Il clima all'interno dello spogliatoio è senza dubbio rovente e la settimana dopo la Roma perde il secondo derby dell'anno, ancora una volta caratterizzato da un'espulsione. I turni successivi sono positivi e i giallorossi si riavvicinano alla zona Champions, ma le due sconfitte contro la Fiorentina in casa e quella pesantissima per 4-0 contro la Juventus allontanano definitivamente i capitolini dal terzo posto necessario per tornare nell'Europa che conta. Non solo, perché i pessimi risultati nel finale di campionato non le consentono nemmeno di prendere parte alla successiva Europa League, finendo al settimo posto. Luis Enrique, da tempo ormai, per la piazza romana rappresenta il passato. È diventato il "Demental coach", lo "Stordito". Un tifoso prende spunto dall'addio di Pep Guardiola al Barça per dedicargli uno striscione che rappresenta al meglio il pensiero del pubblico giallorosso: "Luis Enrique vattene da Roma, s'è liberato il posto al Barcellona". E lo spagnolo lo prende alla lettera. Il 10 maggio 2012, 337 giorni dopo il suo arrivo nella capitale, raduna tutti i calciatori in cerchio e apre il suo cuore, spiegando loro come non sia più in grado di essere l'allenatore della Roma. Due giorni dopo, in conferenza stampa, è lui stesso a spiegare le ragioni della sua scelta:

Me ne vado perché sono molto stanco e provato. Penso che non sarò in grado di recuperare le forze durante l’estate e senza forze non sono in grado di motivare un gruppo. L’anno prossimo non allenerò di sicuro, non so se avrei avuto delle offerte. So che dovrò migliorare la fase difensiva e lo farò. È stato un grande orgoglio essere l’allenatore della Roma. Il rapporto con Totti è stato speciale, si è sempre comportato benissimo ed è stato un grande piacere allenarlo. Grazie di tutto. Forza Roma!

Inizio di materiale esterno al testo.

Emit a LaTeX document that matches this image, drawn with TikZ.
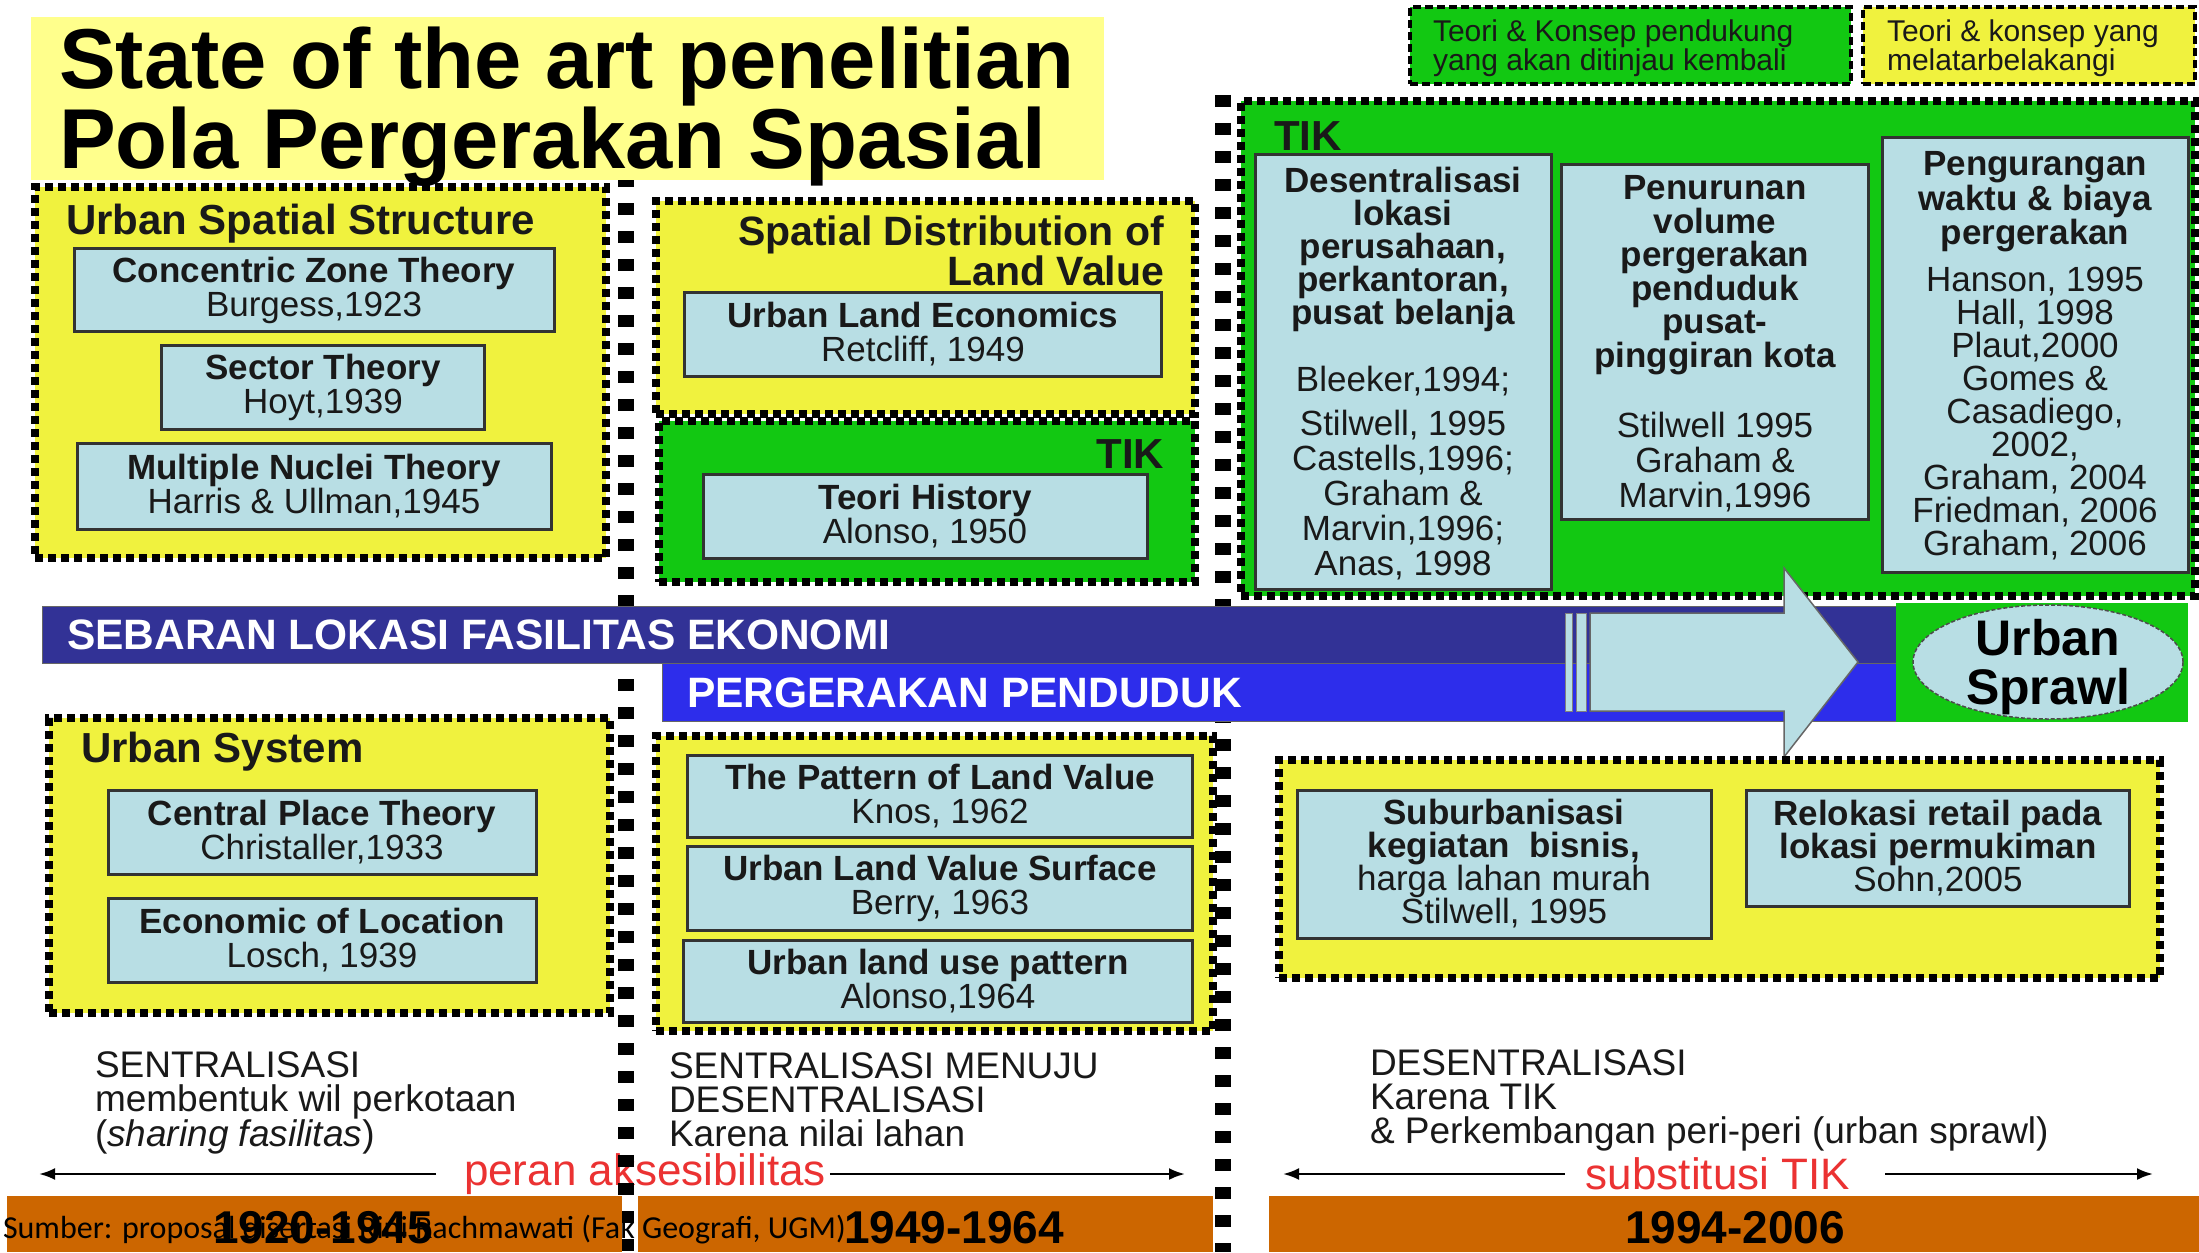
\documentclass[tikz,border=0pt]{standalone}
\usepackage{fontspec}
\setmainfont{Liberation Sans}
\newfontfamily\calib{Carlito}
\usetikzlibrary{shapes.geometric,arrows.meta}
\definecolor{titley}{RGB}{255,255,140}
\definecolor{boxy}{RGB}{240,242,62}
\definecolor{grn}{RGB}{18,200,18}
\definecolor{lblue}{RGB}{184,222,228}
\definecolor{dblue}{RGB}{50,50,150}
\definecolor{bblue}{RGB}{45,45,235}
\definecolor{orng}{RGB}{204,102,0}
\definecolor{redtxt}{RGB}{235,50,50}
\definecolor{txt}{RGB}{25,25,25}
\newcommand\fsz[2]{\fontsize{#1}{#2}\selectfont}
\begin{document}
\begin{tikzpicture}[x=1pt,y=-1pt,
 every node/.style={inner sep=0pt,outer sep=0pt,text=txt},
 ybox/.style={anchor=north west,fill=boxy,draw=black,line width=8pt,dash pattern=on 8pt off 5pt},
 gbox/.style={ybox,fill=grn},
 lbox/.style={fill=lblue,draw=black!80,line width=3pt,align=center,font=\fsz{35}{34}},
 hdr/.style={font=\fsz{42}{40}\bfseries},
 colt/.style={align=center},
 desc/.style={anchor=west,align=left,font=\fsz{37}{34}},
 sepline/.style={line width=16pt,dash pattern=on 12pt off 16pt},
 barline/.style={line width=2.5pt,-{Latex[length=16pt,width=12pt]}},
 redt/.style={text=redtxt,font=\fsz{44}{44}},
 yr/.style={font=\fsz{46}{46}\bfseries,text=black},
 legend/.style={anchor=north west,draw=black,line width=4pt,dash pattern=on 8pt off 4pt},
 bar/.style={anchor=north west,draw=black!60,line width=1pt},
]
\useasboundingbox (0,0) rectangle (2199,1252);
\fill[white] (0,0) rectangle (2199,1252);

% red labels (behind separators)
\node[redt] (pa) at (645,1174) {peran aksesibilitas};
\node[redt] (sti) at (1718,1174) {substitusi TIK};
\coordinate (pal) at (39,1174);
\coordinate (par) at (1185,1174);
\coordinate (stl) at (1283,1174);
\coordinate (str) at (2153,1174);
\draw[barline] ([xshift=-28pt]pa.west) -- (pal);
\draw[barline] ([xshift=4pt]pa.east) -- (par);
\draw[barline] ([xshift=-21pt]sti.west) -- (stl);
\draw[barline] ([xshift=35pt]sti.east) -- (str);

% separators
\coordinate (s1t) at (626,175); \coordinate (s1b) at (626,1252);
\coordinate (s2t) at (1223,95); \coordinate (s2b) at (1223,1252);
\draw[sepline] (s1t) -- (s1b);
\draw[sepline] (s2t) -- (s2b);

% title
\node[anchor=north west,fill=titley,minimum width=1073pt,minimum height=163pt] (titlebg) at (31,17) {};
\node[anchor=west,align=left,font=\fsz{85}{73}\bfseries,text=black] (title) at (59,107) {State of the art penelitian\\Pola Pergerakan Spasial};

% legend
\node[legend,fill=grn,minimum width=441pt,minimum height=77pt] (lgg) at (1410,7) {};
\node[anchor=west,align=left,font=\fsz{30}{29}] (lggt) at (1433,48) {Teori \& Konsep pendukung\\yang akan ditinjau kembali};
\node[legend,fill=boxy,minimum width=332pt,minimum height=77pt] (lgy) at (1863,7) {};
\node[anchor=west,align=left,font=\fsz{30}{29}] (lgyt) at (1887,48) {Teori \& konsep yang\\melatarbelakangi};

% Urban spatial structure
\node[ybox,minimum width=571pt,minimum height=371pt] (uss) at (35,187) {};
\node[hdr,anchor=west] (usst) at (66,224) {Urban Spatial Structure};
\node[lbox,minimum width=480pt,minimum height=83pt] (cz) at (314,290) {\textbf{Concentric Zone Theory}\\Burgess,1923};
\node[lbox,minimum width=323pt,minimum height=84pt] (st) at (323,387) {\textbf{Sector Theory}\\Hoyt,1939};
\node[lbox,minimum width=474pt,minimum height=86pt] (mn) at (314,486) {\textbf{Multiple Nuclei Theory}\\Harris \& Ullman,1945};

% spatial distribution
\node[ybox,minimum width=539pt,minimum height=213pt] (sd) at (656,201) {};
\node[anchor=east,align=right,font=\fsz{41}{40}\bfseries] (sdt) at (1164,251) {Spatial Distribution of\\Land Value};
\node[lbox,minimum width=477pt,minimum height=84pt] (ule) at (923,334) {\textbf{Urban Land Economics}\\Retcliff, 1949};

% TIK small
\node[gbox,minimum width=536pt,minimum height=161pt] (tik1) at (659,421) {};
\node[hdr,anchor=east] (tik1t) at (1164,454) {TIK};
\node[lbox,minimum width=444pt,minimum height=84pt] (th) at (925,516) {\textbf{Teori History}\\Alonso, 1950};

% TIK big
\node[gbox,minimum width=954pt,minimum height=495pt] (tik2) at (1241,101) {};
\node[hdr,anchor=west] (tik2t) at (1274,136) {TIK};
\node[lbox,minimum width=296pt,minimum height=435pt] (c1) at (1403,372) {};
\node[colt,font=\fsz{35}{33}\bfseries] (c1h) at (1403,249) {Desentralisasi\\lokasi\\perusahaan,\\perkantoran,\\pusat belanja};
\node[colt,font=\fsz{35}{35}] (c1r) at (1403,473) {Bleeker,1994;\\[9pt]Stilwell, 1995\\Castells,1996;\\Graham \&\\Marvin,1996;\\Anas, 1998};
\node[lbox,minimum width=307pt,minimum height=355pt] (c2) at (1715,342) {};
\node[colt,font=\fsz{35}{33.5}\bfseries] (c2h) at (1715,275) {Penurunan\\volume\\pergerakan\\penduduk\\pusat-\\pinggiran kota};
\node[colt,font=\fsz{35}{35}] (c2r) at (1715,462) {Stilwell 1995\\Graham \&\\Marvin,1996};
\node[lbox,minimum width=306pt,minimum height=435pt] (c3) at (2035,355) {};
\node[colt,font=\fsz{35}{34.5}\bfseries] (c3h) at (2035,202) {Pengurangan\\waktu \& biaya\\pergerakan};
\node[colt,font=\fsz{35}{33}] (c3r) at (2035,414) {Hanson, 1995\\Hall, 1998\\Plaut,2000\\Gomes \&\\Casadiego,\\2002,\\Graham, 2004\\Friedman, 2006\\Graham, 2006};

% bars
\node[bar,fill=dblue,minimum width=1858pt,minimum height=57pt] (bar1) at (42,606) {};
\node[anchor=west,font=\fsz{42.5}{42}\bfseries,text=white] (bar1t) at (67,635) {SEBARAN LOKASI FASILITAS EKONOMI};
\node[bar,fill=bblue,minimum width=1238pt,minimum height=58pt] (bar2) at (662,663) {};
\node[anchor=west,font=\fsz{42.5}{42}\bfseries,text=white] (bar2t) at (687,693) {PERGERAKAN PENDUDUK};

% urban sprawl
\node[anchor=north west,fill=grn,minimum width=292pt,minimum height=119pt] (spbox) at (1896,603) {};
\node[ellipse,fill=lblue,draw=black!70,line width=1.5pt,dash pattern=on 4pt off 2pt,minimum width=270pt,minimum height=114pt] (sprawl) at (2048,662) {};
\node[align=center,font=\fsz{50}{49}\bfseries,text=black] (sprawlt) at (2048,667) {Urban\\Sprawl};

% block arrow
\filldraw[fill=lblue,draw=black!60,line width=1.5pt] (1590,613) -- (1784,613) -- (1784,568) -- (1858,662) -- (1784,757) -- (1784,711) -- (1590,711) -- cycle;
\filldraw[fill=lblue,draw=black!50,line width=1pt] (1565,613) rectangle (1572,711);
\filldraw[fill=lblue,draw=black!50,line width=1pt] (1576,613) rectangle (1586,711);

% urban system
\node[ybox,minimum width=561pt,minimum height=295pt] (us) at (49,718) {};
\node[hdr,anchor=west] (ust) at (81,752) {Urban System};
\node[lbox,minimum width=428pt,minimum height=84pt] (cp) at (322,832) {\textbf{Central Place Theory}\\Christaller,1933};
\node[lbox,minimum width=428pt,minimum height=84pt] (el) at (322,940) {\textbf{Economic of Location}\\Losch, 1939};

% middle bottom
\node[ybox,minimum width=557pt,minimum height=295pt] (mb) at (656,736) {};
\node[lbox,minimum width=505pt,minimum height=82pt] (plv) at (940,796) {\textbf{The Pattern of Land Value}\\Knos, 1962};
\node[lbox,minimum width=505pt,minimum height=84pt] (ulvs) at (940,888) {\textbf{Urban Land Value Surface}\\Berry, 1963};
\node[lbox,minimum width=509pt,minimum height=82pt] (ulup) at (938,981) {\textbf{Urban land use pattern}\\Alonso,1964};

% right bottom
\node[ybox,minimum width=881pt,minimum height=218pt] (rb) at (1279,760) {};
\node[lbox,minimum width=414pt,minimum height=148pt,font=\fsz{35}{33}] (sub) at (1504,864) {\textbf{Suburbanisasi}\\\textbf{kegiatan\ \ bisnis,}\\harga lahan murah\\Stilwell, 1995};
\node[lbox,minimum width=383pt,minimum height=116pt,font=\fsz{35}{33}] (rel) at (1938,848) {\textbf{Relokasi retail pada}\\\textbf{lokasi permukiman}\\Sohn,2005};

% descriptions
\node[desc] (d1) at (95,1103) {SENTRALISASI\\membentuk wil perkotaan\\(\textit{sharing fasilitas})};
\node[desc] (d2) at (669,1100) {SENTRALISASI MENUJU\\DESENTRALISASI\\Karena nilai lahan};
\node[desc] (d3) at (1370,1100) {DESENTRALISASI\\Karena TIK\\\& Perkembangan peri-peri (urban sprawl)};

% year bars
\node[anchor=north west,fill=orng,minimum width=615pt,minimum height=56pt] (o1) at (7,1196) {};
\node[yr] (o1t) at (323,1228) {1920-1945};
\node[anchor=north west,fill=orng,minimum width=575pt,minimum height=56pt] (o2) at (638,1196) {};
\node[yr] (o2t) at (954,1228) {1949-1964};
\node[anchor=north west,fill=orng,minimum width=930pt,minimum height=56pt] (o3) at (1269,1196) {};
\node[yr] (o3t) at (1735,1228) {1994-2006};

% source
\node[anchor=west,font=\calib\fsz{32}{32},text=black] (src) at (3,1230) {Sumber: proposal disertasi Rini Rachmawati (Fak Geografi, UGM)};
\end{tikzpicture}
\end{document}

La vittoria contro il Cesena è il commiato di Luis Enrique che, nonostante abbia lasciato un ricordo negativo sul campo ai tifosi della Roma, ne ha lasciato uno positivo dal punto di vista umano, come testimoniato dalla grande vicinanza dei tifosi giallorossi sia nei momenti più belli, ovvero le vittorie con il Barcellona, sia in quelli più tristi, con il pubblico capitolino che non gli ha fatto mancare il proprio sostegno dopo la morte di sua figlia Xana.